My major concern lies in the experimental configurations. The authors use the VOC07 test set for evaluation and use the VOC07 trainval (labeled) + VOC12/COCO (unlabeled) for training. As the VOC dataset is less challenging and has gradually fallen out of fashion in recent years, in my opinion, a fairer evaluation should be made on COCO dataset, say, by partially removing the annotations of the training data as auxiliary ones. Besides, I also notice that the best results of the proposed method are obtained when the auxiliary COCO images only contain objects belonging to the 20 VOC classes (see table 2 and table 4). In this case, the comparisons would not be fair enough since the authors are using manually selected data and the class labels are essentially considered during training.
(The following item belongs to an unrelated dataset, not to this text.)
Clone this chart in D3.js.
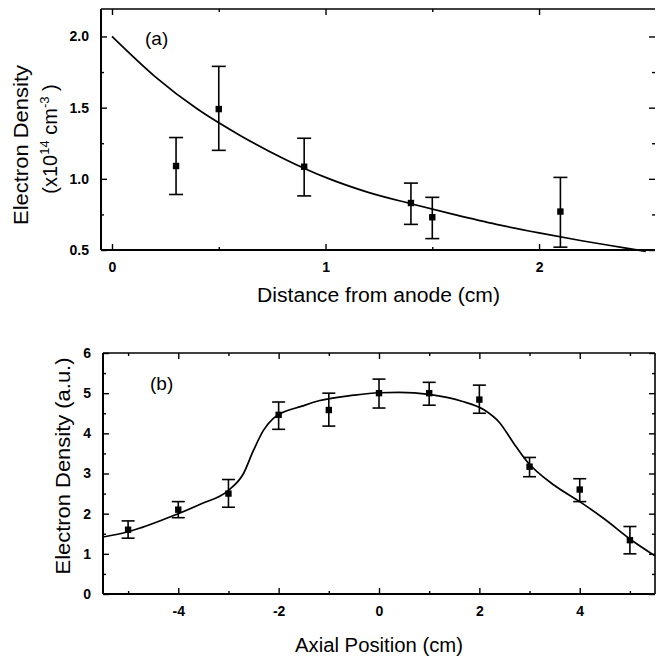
<!DOCTYPE html>
<html><head><meta charset="utf-8">
<script src="https://cdn.jsdelivr.net/npm/d3@7"></script>
<style>body{margin:0;background:#fff}svg{display:block}text{font-family:"Liberation Sans",Arial,sans-serif;fill:#000}</style>
</head><body>
<script>
// Panel (a)
const aX = [0.3, 0.5, 0.9, 1.4, 1.5, 2.1];
const aY = [1.09, 1.49, 1.085, 0.83, 0.73, 0.77];
const aLo = [0.89, 1.2, 0.88, 0.68, 0.58, 0.52];
const aHi = [1.29, 1.79, 1.285, 0.97, 0.87, 1.01];
const aCurveX = [0, 0.2, 0.4, 0.6, 0.8, 1.0, 1.2, 1.4, 1.6, 1.8, 2.0, 2.2, 2.4, 2.5];
const aCurveY = [2.0, 1.72, 1.49, 1.305, 1.145, 1.01, 0.905, 0.825, 0.75, 0.68, 0.62, 0.565, 0.515, 0.49];
const aXTicks = [0, 1, 2];
const aXMinor = [0.5, 1.5];
const aYTicks = [0.5, 1.0, 1.5, 2.0];
const aYMinor = [0.75, 1.25, 1.75];

// Panel (b)
const bX = [-5, -4, -3, -2, -1, 0, 1, 2, 3, 4, 5];
const bY = [1.6, 2.1, 2.5, 4.46, 4.58, 5.0, 5.0, 4.84, 3.17, 2.6, 1.34];
const bLo = [1.39, 1.9, 2.16, 4.1, 4.18, 4.63, 4.7, 4.5, 2.92, 2.3, 1.0];
const bHi = [1.82, 2.3, 2.85, 4.78, 5.0, 5.35, 5.27, 5.2, 3.4, 2.87, 1.68];
const bCurveX = [-5.5, -5, -4, -3.55, -3, -2.7, -2.5, -2.3, -2.1, -1.95, -1.55, -1.2, -0.5, 0, 0.4, 1, 1.65, 2.1, 2.4, 2.67, 2.95, 3.5, 4, 4.5, 5, 5.5];
const bCurveY = [1.42, 1.55, 2.0, 2.24, 2.58, 3.0, 3.58, 4.08, 4.38, 4.5, 4.67, 4.81, 4.95, 5.01, 5.02, 4.97, 4.8, 4.58, 4.27, 3.78, 3.3, 2.7, 2.3, 1.86, 1.37, 0.95];
const bXTicks = [-4, -2, 0, 2, 4];
const bXMinor = [-5, -3, -1, 1, 3, 5];
const bYTicks = [0, 1, 2, 3, 4, 5, 6];
const bYMinor = [0.5, 1.5, 2.5, 3.5, 4.5, 5.5];

const W = 656, H = 661;
const svg = d3.select("body").append("svg").attr("width", W).attr("height", H);

function panel(o) {
  const x = d3.scaleLinear().domain(o.xd).range([o.l, o.r]);
  const y = d3.scaleLinear().domain(o.yd).range([o.b, o.t]);
  const g = svg.append("g");
  g.append("line").attr("x1", o.l).attr("x2", o.r).attr("y1", o.b).attr("y2", o.b).attr("stroke", "#000").attr("stroke-width", 2);
  g.append("line").attr("x1", o.l).attr("x2", o.r).attr("y1", o.t).attr("y2", o.t).attr("stroke", "#000").attr("stroke-width", 1.6);
  g.append("line").attr("x1", o.l).attr("x2", o.l).attr("y1", o.t).attr("y2", o.b).attr("stroke", "#000").attr("stroke-width", 2);
  if (o.rightLine) g.append("line").attr("x1", o.r).attr("x2", o.r).attr("y1", o.t).attr("y2", o.b).attr("stroke", "#000").attr("stroke-width", 1.6);
  const ax = (gen, tr) => {
    const a = g.append("g").attr("transform", tr).call(gen);
    a.select(".domain").remove();
    a.selectAll("line").attr("stroke", "#000").attr("stroke-width", 1.4);
    return a;
  };
  const bot = ax(d3.axisBottom(x).tickValues(o.xt).tickSize(-6).tickPadding(12).tickFormat(o.fmtX), `translate(0,${o.b})`);
  bot.selectAll("text").attr("font-size", 14).attr("font-weight", "bold").attr("fill", "#000").attr("font-family", '"Liberation Sans",Arial,sans-serif');
  ax(d3.axisBottom(x).tickValues(o.xm).tickSize(-3).tickFormat(""), `translate(0,${o.b})`);
  ax(d3.axisTop(x).tickValues(o.xt).tickSize(-6).tickFormat(""), `translate(0,${o.t})`);
  ax(d3.axisTop(x).tickValues(o.xm).tickSize(-3).tickFormat(""), `translate(0,${o.t})`);
  const lef = ax(d3.axisLeft(y).tickValues(o.yt).tickSize(-6).tickPadding(12).tickFormat(o.fmtY), `translate(${o.l},0)`);
  lef.selectAll("text").attr("font-size", 14).attr("font-weight", "bold").attr("fill", "#000").attr("font-family", '"Liberation Sans",Arial,sans-serif');
  ax(d3.axisLeft(y).tickValues(o.ym).tickSize(-3).tickFormat(""), `translate(${o.l},0)`);
  ax(d3.axisRight(y).tickValues(o.yt).tickSize(-6).tickFormat(""), `translate(${o.r},0)`);
  ax(d3.axisRight(y).tickValues(o.ym).tickSize(-3).tickFormat(""), `translate(${o.r},0)`);

  const pts = o.cx.map((v, i) => [v, o.cy[i]]);
  g.append("path").datum(pts)
    .attr("d", d3.line().x(d => x(d[0])).y(d => y(d[1])).curve(d3.curveMonotoneX))
    .attr("fill", "none").attr("stroke", "#000").attr("stroke-width", 1.7);
  const cap = o.cap;
  o.px.forEach((v, i) => {
    const cx = x(v);
    g.append("line").attr("x1", cx).attr("x2", cx).attr("y1", y(o.lo[i])).attr("y2", y(o.hi[i])).attr("stroke", "#000").attr("stroke-width", 1.6);
    [o.lo[i], o.hi[i]].forEach(e => {
      g.append("line").attr("x1", cx - cap / 2).attr("x2", cx + cap / 2).attr("y1", y(e)).attr("y2", y(e)).attr("stroke", "#000").attr("stroke-width", 1.6);
    });
    g.append("rect").attr("x", cx - 3.2).attr("y", y(o.py[i]) - 3.2).attr("width", 6.4).attr("height", 6.4).attr("fill", "#000");
  });
  return { x, y };
}

panel({
  l: 101, r: 655, t: 9, b: 250,
  xd: [-0.0515, 2.543], yd: [0.5, 2.193],
  xt: aXTicks, xm: aXMinor, yt: aYTicks, ym: aYMinor,
  fmtX: d3.format("d"), fmtY: d3.format(".1f"),
  cx: aCurveX, cy: aCurveY, px: aX, py: aY, lo: aLo, hi: aHi, cap: 14, rightLine: false
});
panel({
  l: 103, r: 655, t: 353, b: 594,
  xd: [-5.5, 5.5], yd: [0, 6],
  xt: bXTicks, xm: bXMinor, yt: bYTicks, ym: bYMinor,
  fmtX: d => (d < 0 ? "-" + Math.abs(d) : String(d)), fmtY: d3.format("d"),
  cx: bCurveX, cy: bCurveY, px: bX, py: bY, lo: bLo, hi: bHi, cap: 13, rightLine: true
});

svg.append("text").attr("x", 145).attr("y", 45).attr("font-size", 19).text("(a)");
svg.append("text").attr("x", 150).attr("y", 390).attr("font-size", 19).text("(b)");

svg.append("text").attr("x", 257).attr("y", 302).attr("font-size", 20)
  .attr("textLength", 243).attr("lengthAdjust", "spacingAndGlyphs").text("Distance from anode (cm)");
svg.append("text").attr("x", 295).attr("y", 652).attr("font-size", 20)
  .attr("textLength", 168).attr("lengthAdjust", "spacingAndGlyphs").text("Axial Position (cm)");

svg.append("text").attr("transform", "translate(28,145) rotate(-90)").attr("text-anchor", "middle")
  .attr("font-size", 20).attr("textLength", 160).attr("lengthAdjust", "spacingAndGlyphs").text("Electron Density");
const t2 = svg.append("text").attr("transform", "translate(57,139) rotate(-90)").attr("text-anchor", "middle").attr("font-size", 20);
t2.append("tspan").text("(x10");
t2.append("tspan").attr("font-size", 13).attr("dy", -8).text("14");
t2.append("tspan").attr("dy", 8).text(" cm");
t2.append("tspan").attr("font-size", 13).attr("dy", -8).text("-3");
t2.append("tspan").attr("dy", 8).text(" )");

svg.append("text").attr("transform", "translate(70,466) rotate(-90)").attr("text-anchor", "middle")
  .attr("font-size", 20).attr("textLength", 217).attr("lengthAdjust", "spacingAndGlyphs").text("Electron Density (a.u.)");
</script>
</body></html>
At least, in my opinion, I do not agree considering the above sensoria as a “semi-supervised” detection setting. The idea of alleviating the class-imbalance problem in object detection by using “background elimination (BE)” is not new. If the authors insist considering it as one of the contributions, they should better compare it with other approaches with similar motivations, e.g. hard negative mining in SSD and Focal loss in RetinaNet. The authors simply use horizontal flip as the perturbation of an input image so that to achieve a one-to-one correspondence between the predicted boxes in the flipped image and the original ones. My question is why not try other operations, like illumination changes, image wrap, and minor rotation, where such correspondence can also be easily guaranteed. Will a more diverse perturbation be beneficial to improve performance?